Projected completion date is early 2009 – but after the Super Bowl.

Undoing FCAT

It’s a small step, but maybe the new law imposing restrictions on how schools prepare students for the FCAT will prompt a pendulum swing back to pedagogical reason.

If anything, the FCAT has proved that bad things can be done in the good name of accountability, a concept nobody is against. But teaching to a test, pep rallying for a test, attaching inordinate significance to a test and tying school funding to a test should be indefensible.
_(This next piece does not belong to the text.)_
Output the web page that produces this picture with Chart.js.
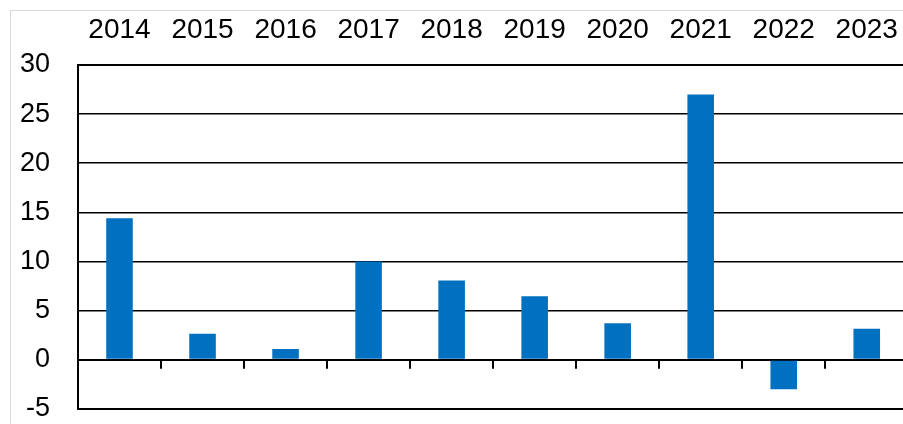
<!DOCTYPE html>
<html>
<head>
<meta charset="utf-8">
<script src="https://cdn.jsdelivr.net/npm/chart.js@4"></script>
<style>
  html, body { margin: 0; padding: 0; background: #ffffff; overflow: hidden; }
  #frame { position: absolute; left: 10px; top: 10px; width: 1000px; height: 1000px; border: 1px solid #d9d9d9; box-sizing: border-box; }
  #wrap { position: absolute; left: 0; top: 0; width: 916px; height: 453px; }
</style>
</head>
<body>
<div id="frame"></div>
<div id="wrap"><canvas id="c"></canvas></div>
<script>
const categories = ['2014', '2015', '2016', '2017', '2018', '2019', '2020', '2021', '2022', '2023'];
const values = [14.4, 2.65, 1.1, 10.0, 8.05, 6.45, 3.7, 27.0, -3.0, 3.15];
const yTicks = [-5, 0, 5, 10, 15, 20, 25, 30];

const zeroTicks = {
  id: 'zeroTicks',
  afterDatasetsDraw(chart) {
    const x = chart.scales.x, y = chart.scales.y;
    const ctx = chart.ctx;
    const y0 = y.getPixelForValue(0);
    ctx.save();
    ctx.strokeStyle = '#000000';
    ctx.lineWidth = 2;
    for (let i = 1; i < categories.length; i++) {
      const xb = (x.getPixelForValue(i - 1) + x.getPixelForValue(i)) / 2;
      ctx.beginPath();
      ctx.moveTo(Math.round(xb), y0);
      ctx.lineTo(Math.round(xb), y0 + 9);
      ctx.stroke();
    }
    ctx.restore();
  }
};

new Chart(document.getElementById('c'), {
  type: 'bar',
  data: {
    labels: categories,
    datasets: [{
      data: values,
      backgroundColor: '#0070C0',
      borderWidth: 0,
      categoryPercentage: 1.0,
      barPercentage: 0.32
    }]
  },
  options: {
    responsive: true,
    maintainAspectRatio: false,
    animation: false,
    layout: { padding: { left: 0, right: 2, top: 0, bottom: 15 } },
    plugins: { legend: { display: false }, tooltip: { enabled: false } },
    scales: {
      x: {
        position: 'top',
        offset: true,
        grid: { display: false, drawTicks: false },
        border: { display: false },
        ticks: {
          color: '#000000',
          font: { family: 'Liberation Sans', size: 28 },
          padding: 18,
          maxRotation: 0,
          autoSkip: false
        },
        afterFit(s) { s.height = 65; }
      },
      y: {
        min: -5,
        max: 30,
        afterBuildTicks(s) { s.ticks = yTicks.map(v => ({ value: v })); },
        grid: {
          color: '#000000',
          lineWidth: ctx => (ctx.tick && (ctx.tick.value === 0 || ctx.tick.value === 30 || ctx.tick.value === -5)) ? 2 : 1.5,
          drawTicks: false
        },
        border: { display: true, color: '#000000', width: 2 },
        ticks: {
          color: '#000000',
          font: { family: 'Liberation Sans', size: 27 },
          padding: 28
        },
        afterFit(s) { s.width = 78; }
      }
    }
  },
  plugins: [zeroTicks]
});
</script>
</body>
</html>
The new law won’t eliminate all FCAT prepping, but it should curtail the most blatant abuses of practice sessions superceding regular curricular course work. Moreover, high schools’ grades will now reflect other factors, such as graduation rates, in addition to FCAT scores.

It’s a start.

No Snow Job

Much has been written about the class, style, professionalism and good humor of the late Tony Snow. Had Snow, 53 when he died, not been preceded in passing by the lionized Tim Russert, the outpourings of homage would have been more voluminous.

During his 1½ years as White House press secretary, Snow remained well respected and well liked, no minor accomplishments for anyone acting as the Bush Administration’s point man to the gotcha-obsessed, Beltway media.

Further context for Snow’s value is the juxtaposition with his predecessor and successor. He was preceded by ineffective-flack-turned-disillusioned-opportunist-memoirist Scott McClellan. He was succeeded by the lightweight Dana Perino, who has yet to recover from confusing the Cuban Missile Crisis with the Bay of Pigs.

It’s rare that a press secretary can so tangibly upgrade those around him. That speaks volumes for Snow – and the Administration he represented.